-- START Record extracts --

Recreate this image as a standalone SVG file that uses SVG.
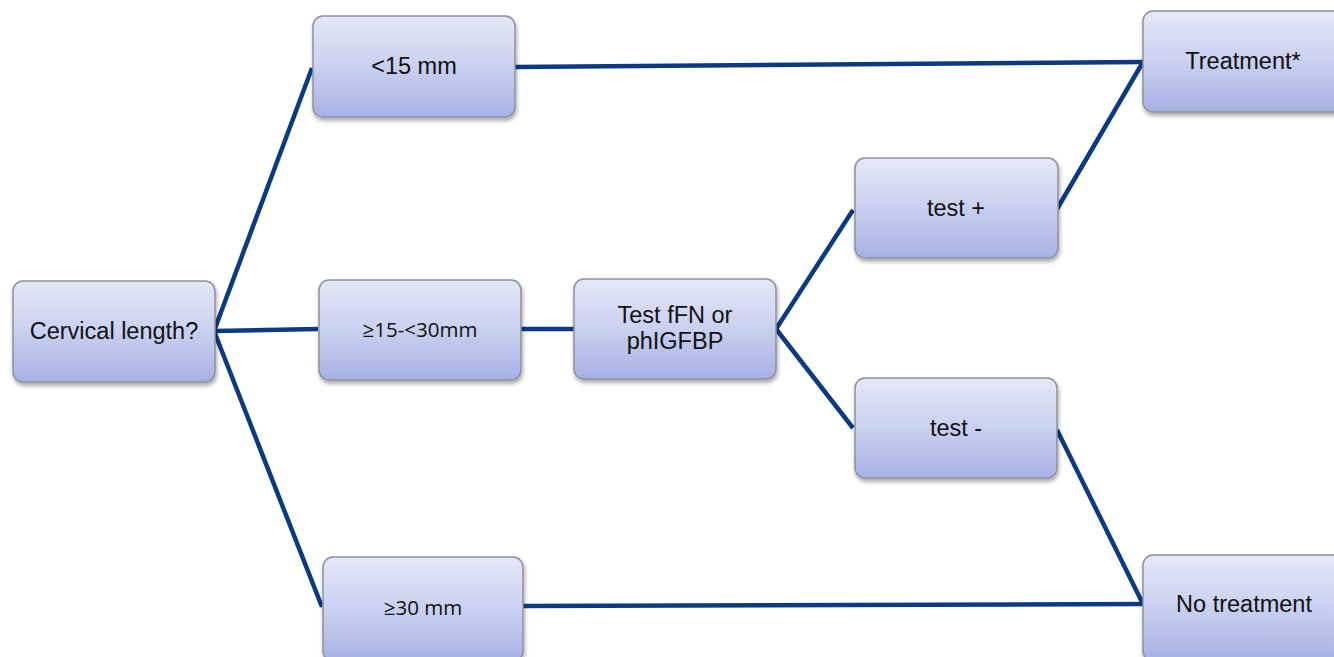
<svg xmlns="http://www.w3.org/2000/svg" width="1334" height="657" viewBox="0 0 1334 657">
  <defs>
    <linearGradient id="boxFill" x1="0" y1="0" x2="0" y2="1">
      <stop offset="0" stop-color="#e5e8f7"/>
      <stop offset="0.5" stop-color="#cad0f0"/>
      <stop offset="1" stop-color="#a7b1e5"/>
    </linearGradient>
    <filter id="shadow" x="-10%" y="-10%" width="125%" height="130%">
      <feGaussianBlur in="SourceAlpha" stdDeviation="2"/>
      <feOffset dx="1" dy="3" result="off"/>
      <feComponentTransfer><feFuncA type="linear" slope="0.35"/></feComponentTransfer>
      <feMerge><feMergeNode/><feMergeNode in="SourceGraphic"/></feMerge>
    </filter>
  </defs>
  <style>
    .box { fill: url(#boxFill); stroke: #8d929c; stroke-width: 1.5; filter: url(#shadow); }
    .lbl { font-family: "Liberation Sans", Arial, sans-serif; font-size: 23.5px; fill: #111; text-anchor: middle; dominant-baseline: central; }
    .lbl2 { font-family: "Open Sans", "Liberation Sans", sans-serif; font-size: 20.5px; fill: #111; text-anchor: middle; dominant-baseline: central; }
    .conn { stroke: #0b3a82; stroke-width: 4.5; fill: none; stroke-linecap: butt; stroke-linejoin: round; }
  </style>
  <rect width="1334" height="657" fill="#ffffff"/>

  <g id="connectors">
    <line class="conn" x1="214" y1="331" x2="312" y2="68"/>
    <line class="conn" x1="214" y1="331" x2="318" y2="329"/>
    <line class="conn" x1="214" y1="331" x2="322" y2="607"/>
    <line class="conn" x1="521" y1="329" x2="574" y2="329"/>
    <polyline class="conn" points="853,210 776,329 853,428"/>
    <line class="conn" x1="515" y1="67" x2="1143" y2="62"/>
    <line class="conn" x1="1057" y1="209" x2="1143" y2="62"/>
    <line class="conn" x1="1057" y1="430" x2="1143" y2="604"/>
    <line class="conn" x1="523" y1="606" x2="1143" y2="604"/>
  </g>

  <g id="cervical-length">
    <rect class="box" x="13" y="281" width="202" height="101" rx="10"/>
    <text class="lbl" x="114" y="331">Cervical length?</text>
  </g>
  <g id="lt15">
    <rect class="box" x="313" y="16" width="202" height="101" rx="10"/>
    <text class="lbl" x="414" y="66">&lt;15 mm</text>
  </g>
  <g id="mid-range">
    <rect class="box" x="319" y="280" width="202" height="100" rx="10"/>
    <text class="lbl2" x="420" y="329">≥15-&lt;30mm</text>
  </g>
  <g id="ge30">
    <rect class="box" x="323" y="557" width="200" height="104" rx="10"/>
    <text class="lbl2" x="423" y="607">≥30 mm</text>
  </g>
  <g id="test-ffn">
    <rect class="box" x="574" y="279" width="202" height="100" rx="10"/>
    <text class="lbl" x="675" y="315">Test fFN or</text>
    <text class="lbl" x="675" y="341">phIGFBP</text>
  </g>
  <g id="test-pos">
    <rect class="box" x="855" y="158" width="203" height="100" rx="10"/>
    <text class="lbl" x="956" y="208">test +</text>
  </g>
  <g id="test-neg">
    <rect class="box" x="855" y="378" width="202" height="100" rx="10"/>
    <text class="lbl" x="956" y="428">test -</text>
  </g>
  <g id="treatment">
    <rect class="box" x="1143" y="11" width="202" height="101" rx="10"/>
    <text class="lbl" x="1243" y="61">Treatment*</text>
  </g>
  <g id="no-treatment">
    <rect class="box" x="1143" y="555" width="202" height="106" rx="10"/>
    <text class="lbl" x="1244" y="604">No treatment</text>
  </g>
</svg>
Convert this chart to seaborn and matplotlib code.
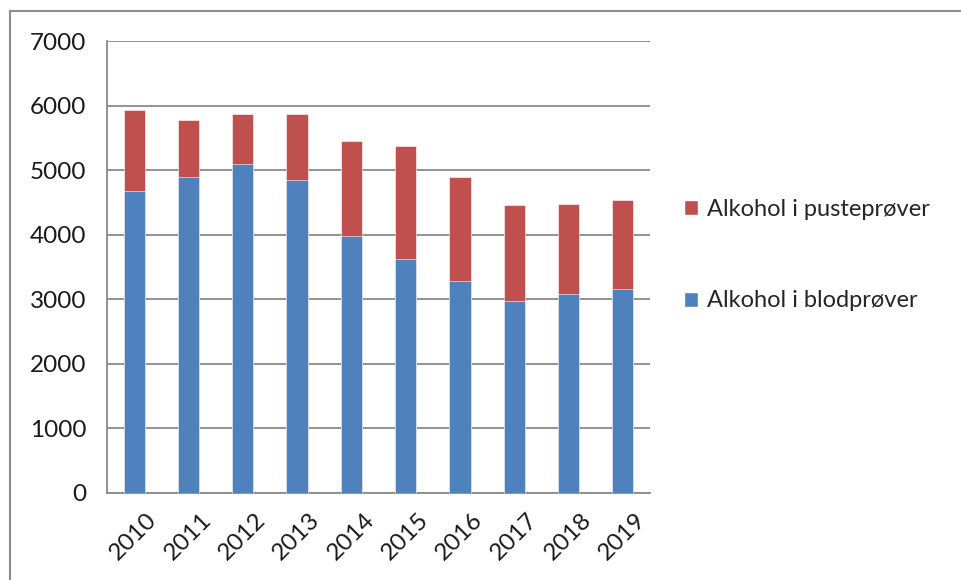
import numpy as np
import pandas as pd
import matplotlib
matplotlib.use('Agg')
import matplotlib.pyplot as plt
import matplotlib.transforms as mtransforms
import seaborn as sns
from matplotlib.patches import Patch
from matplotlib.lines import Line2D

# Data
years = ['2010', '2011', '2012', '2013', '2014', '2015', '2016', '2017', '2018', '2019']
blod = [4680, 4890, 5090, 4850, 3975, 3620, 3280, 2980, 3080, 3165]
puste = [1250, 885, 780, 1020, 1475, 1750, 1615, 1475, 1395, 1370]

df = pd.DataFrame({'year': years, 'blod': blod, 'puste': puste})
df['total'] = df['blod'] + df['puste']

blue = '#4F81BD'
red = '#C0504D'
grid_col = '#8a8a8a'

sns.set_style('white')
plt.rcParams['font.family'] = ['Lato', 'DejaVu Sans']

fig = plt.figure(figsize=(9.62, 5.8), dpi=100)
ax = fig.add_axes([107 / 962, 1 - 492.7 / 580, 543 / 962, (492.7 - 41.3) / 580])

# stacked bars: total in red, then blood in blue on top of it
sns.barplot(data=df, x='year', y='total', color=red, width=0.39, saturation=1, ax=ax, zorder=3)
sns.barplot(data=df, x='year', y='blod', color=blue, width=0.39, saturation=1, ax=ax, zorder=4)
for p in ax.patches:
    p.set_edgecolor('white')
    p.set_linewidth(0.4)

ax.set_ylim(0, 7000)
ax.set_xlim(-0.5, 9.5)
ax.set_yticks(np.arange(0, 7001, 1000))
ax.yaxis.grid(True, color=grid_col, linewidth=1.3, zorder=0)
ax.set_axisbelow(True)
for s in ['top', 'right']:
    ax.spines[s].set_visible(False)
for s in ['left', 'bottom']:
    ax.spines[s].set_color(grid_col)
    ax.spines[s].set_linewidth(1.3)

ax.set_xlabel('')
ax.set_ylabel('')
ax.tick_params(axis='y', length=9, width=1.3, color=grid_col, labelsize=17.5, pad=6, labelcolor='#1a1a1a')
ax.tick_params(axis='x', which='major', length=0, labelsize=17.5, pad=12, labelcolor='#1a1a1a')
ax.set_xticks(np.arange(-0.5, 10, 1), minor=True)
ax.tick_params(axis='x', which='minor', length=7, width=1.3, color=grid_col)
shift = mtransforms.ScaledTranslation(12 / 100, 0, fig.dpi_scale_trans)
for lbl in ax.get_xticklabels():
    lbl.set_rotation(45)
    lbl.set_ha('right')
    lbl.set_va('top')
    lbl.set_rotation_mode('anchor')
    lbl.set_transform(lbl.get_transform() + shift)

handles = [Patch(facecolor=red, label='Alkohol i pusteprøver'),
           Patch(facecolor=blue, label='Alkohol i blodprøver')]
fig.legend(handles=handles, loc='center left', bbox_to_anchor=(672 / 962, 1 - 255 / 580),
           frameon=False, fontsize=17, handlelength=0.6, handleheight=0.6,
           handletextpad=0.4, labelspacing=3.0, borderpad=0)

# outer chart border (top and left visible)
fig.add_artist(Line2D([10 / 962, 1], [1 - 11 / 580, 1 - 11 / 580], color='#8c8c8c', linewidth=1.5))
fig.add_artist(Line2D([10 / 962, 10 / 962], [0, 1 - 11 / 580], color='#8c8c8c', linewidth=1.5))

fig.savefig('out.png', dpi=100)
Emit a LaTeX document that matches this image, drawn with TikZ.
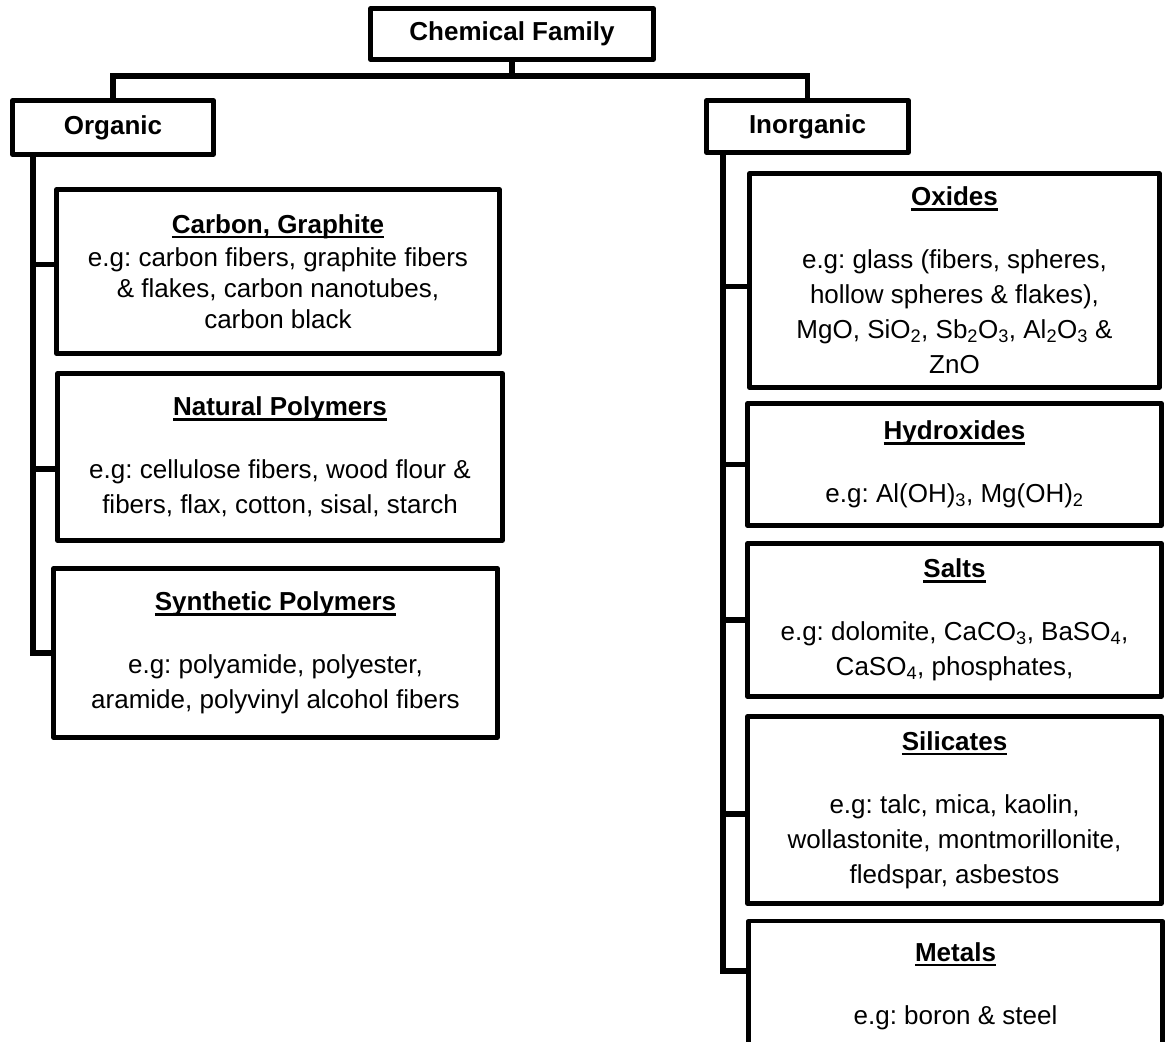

-- END Record extracts --

What this task involves: Reproduce each entry precisely. Leave the pictures out.

Worked solution:
Recreate this image as a standalone SVG file that uses SVG.
<svg xmlns="http://www.w3.org/2000/svg" width="1334" height="657" viewBox="0 0 1334 657">
  <defs>
    <linearGradient id="boxFill" x1="0" y1="0" x2="0" y2="1">
      <stop offset="0" stop-color="#e5e8f7"/>
      <stop offset="0.5" stop-color="#cad0f0"/>
      <stop offset="1" stop-color="#a7b1e5"/>
    </linearGradient>
    <filter id="shadow" x="-10%" y="-10%" width="125%" height="130%">
      <feGaussianBlur in="SourceAlpha" stdDeviation="2"/>
      <feOffset dx="1" dy="3" result="off"/>
      <feComponentTransfer><feFuncA type="linear" slope="0.35"/></feComponentTransfer>
      <feMerge><feMergeNode/><feMergeNode in="SourceGraphic"/></feMerge>
    </filter>
  </defs>
  <style>
    .box { fill: url(#boxFill); stroke: #8d929c; stroke-width: 1.5; filter: url(#shadow); }
    .lbl { font-family: "Liberation Sans", Arial, sans-serif; font-size: 23.5px; fill: #111; text-anchor: middle; dominant-baseline: central; }
    .lbl2 { font-family: "Open Sans", "Liberation Sans", sans-serif; font-size: 20.5px; fill: #111; text-anchor: middle; dominant-baseline: central; }
    .conn { stroke: #0b3a82; stroke-width: 4.5; fill: none; stroke-linecap: butt; stroke-linejoin: round; }
  </style>
  <rect width="1334" height="657" fill="#ffffff"/>

  <g id="connectors">
    <line class="conn" x1="214" y1="331" x2="312" y2="68"/>
    <line class="conn" x1="214" y1="331" x2="318" y2="329"/>
    <line class="conn" x1="214" y1="331" x2="322" y2="607"/>
    <line class="conn" x1="521" y1="329" x2="574" y2="329"/>
    <polyline class="conn" points="853,210 776,329 853,428"/>
    <line class="conn" x1="515" y1="67" x2="1143" y2="62"/>
    <line class="conn" x1="1057" y1="209" x2="1143" y2="62"/>
    <line class="conn" x1="1057" y1="430" x2="1143" y2="604"/>
    <line class="conn" x1="523" y1="606" x2="1143" y2="604"/>
  </g>

  <g id="cervical-length">
    <rect class="box" x="13" y="281" width="202" height="101" rx="10"/>
    <text class="lbl" x="114" y="331">Cervical length?</text>
  </g>
  <g id="lt15">
    <rect class="box" x="313" y="16" width="202" height="101" rx="10"/>
    <text class="lbl" x="414" y="66">&lt;15 mm</text>
  </g>
  <g id="mid-range">
    <rect class="box" x="319" y="280" width="202" height="100" rx="10"/>
    <text class="lbl2" x="420" y="329">≥15-&lt;30mm</text>
  </g>
  <g id="ge30">
    <rect class="box" x="323" y="557" width="200" height="104" rx="10"/>
    <text class="lbl2" x="423" y="607">≥30 mm</text>
  </g>
  <g id="test-ffn">
    <rect class="box" x="574" y="279" width="202" height="100" rx="10"/>
    <text class="lbl" x="675" y="315">Test fFN or</text>
    <text class="lbl" x="675" y="341">phIGFBP</text>
  </g>
  <g id="test-pos">
    <rect class="box" x="855" y="158" width="203" height="100" rx="10"/>
    <text class="lbl" x="956" y="208">test +</text>
  </g>
  <g id="test-neg">
    <rect class="box" x="855" y="378" width="202" height="100" rx="10"/>
    <text class="lbl" x="956" y="428">test -</text>
  </g>
  <g id="treatment">
    <rect class="box" x="1143" y="11" width="202" height="101" rx="10"/>
    <text class="lbl" x="1243" y="61">Treatment*</text>
  </g>
  <g id="no-treatment">
    <rect class="box" x="1143" y="555" width="202" height="106" rx="10"/>
    <text class="lbl" x="1244" y="604">No treatment</text>
  </g>
</svg>
Convert this chart to seaborn and matplotlib code.
import numpy as np
import pandas as pd
import matplotlib
matplotlib.use('Agg')
import matplotlib.pyplot as plt
import matplotlib.transforms as mtransforms
import seaborn as sns
from matplotlib.patches import Patch
from matplotlib.lines import Line2D

# Data
years = ['2010', '2011', '2012', '2013', '2014', '2015', '2016', '2017', '2018', '2019']
blod = [4680, 4890, 5090, 4850, 3975, 3620, 3280, 2980, 3080, 3165]
puste = [1250, 885, 780, 1020, 1475, 1750, 1615, 1475, 1395, 1370]

df = pd.DataFrame({'year': years, 'blod': blod, 'puste': puste})
df['total'] = df['blod'] + df['puste']

blue = '#4F81BD'
red = '#C0504D'
grid_col = '#8a8a8a'

sns.set_style('white')
plt.rcParams['font.family'] = ['Lato', 'DejaVu Sans']

fig = plt.figure(figsize=(9.62, 5.8), dpi=100)
ax = fig.add_axes([107 / 962, 1 - 492.7 / 580, 543 / 962, (492.7 - 41.3) / 580])

# stacked bars: total in red, then blood in blue on top of it
sns.barplot(data=df, x='year', y='total', color=red, width=0.39, saturation=1, ax=ax, zorder=3)
sns.barplot(data=df, x='year', y='blod', color=blue, width=0.39, saturation=1, ax=ax, zorder=4)
for p in ax.patches:
    p.set_edgecolor('white')
    p.set_linewidth(0.4)

ax.set_ylim(0, 7000)
ax.set_xlim(-0.5, 9.5)
ax.set_yticks(np.arange(0, 7001, 1000))
ax.yaxis.grid(True, color=grid_col, linewidth=1.3, zorder=0)
ax.set_axisbelow(True)
for s in ['top', 'right']:
    ax.spines[s].set_visible(False)
for s in ['left', 'bottom']:
    ax.spines[s].set_color(grid_col)
    ax.spines[s].set_linewidth(1.3)

ax.set_xlabel('')
ax.set_ylabel('')
ax.tick_params(axis='y', length=9, width=1.3, color=grid_col, labelsize=17.5, pad=6, labelcolor='#1a1a1a')
ax.tick_params(axis='x', which='major', length=0, labelsize=17.5, pad=12, labelcolor='#1a1a1a')
ax.set_xticks(np.arange(-0.5, 10, 1), minor=True)
ax.tick_params(axis='x', which='minor', length=7, width=1.3, color=grid_col)
shift = mtransforms.ScaledTranslation(12 / 100, 0, fig.dpi_scale_trans)
for lbl in ax.get_xticklabels():
    lbl.set_rotation(45)
    lbl.set_ha('right')
    lbl.set_va('top')
    lbl.set_rotation_mode('anchor')
    lbl.set_transform(lbl.get_transform() + shift)

handles = [Patch(facecolor=red, label='Alkohol i pusteprøver'),
           Patch(facecolor=blue, label='Alkohol i blodprøver')]
fig.legend(handles=handles, loc='center left', bbox_to_anchor=(672 / 962, 1 - 255 / 580),
           frameon=False, fontsize=17, handlelength=0.6, handleheight=0.6,
           handletextpad=0.4, labelspacing=3.0, borderpad=0)

# outer chart border (top and left visible)
fig.add_artist(Line2D([10 / 962, 1], [1 - 11 / 580, 1 - 11 / 580], color='#8c8c8c', linewidth=1.5))
fig.add_artist(Line2D([10 / 962, 10 / 962], [0, 1 - 11 / 580], color='#8c8c8c', linewidth=1.5))

fig.savefig('out.png', dpi=100)
Emit a LaTeX document that matches this image, drawn with TikZ.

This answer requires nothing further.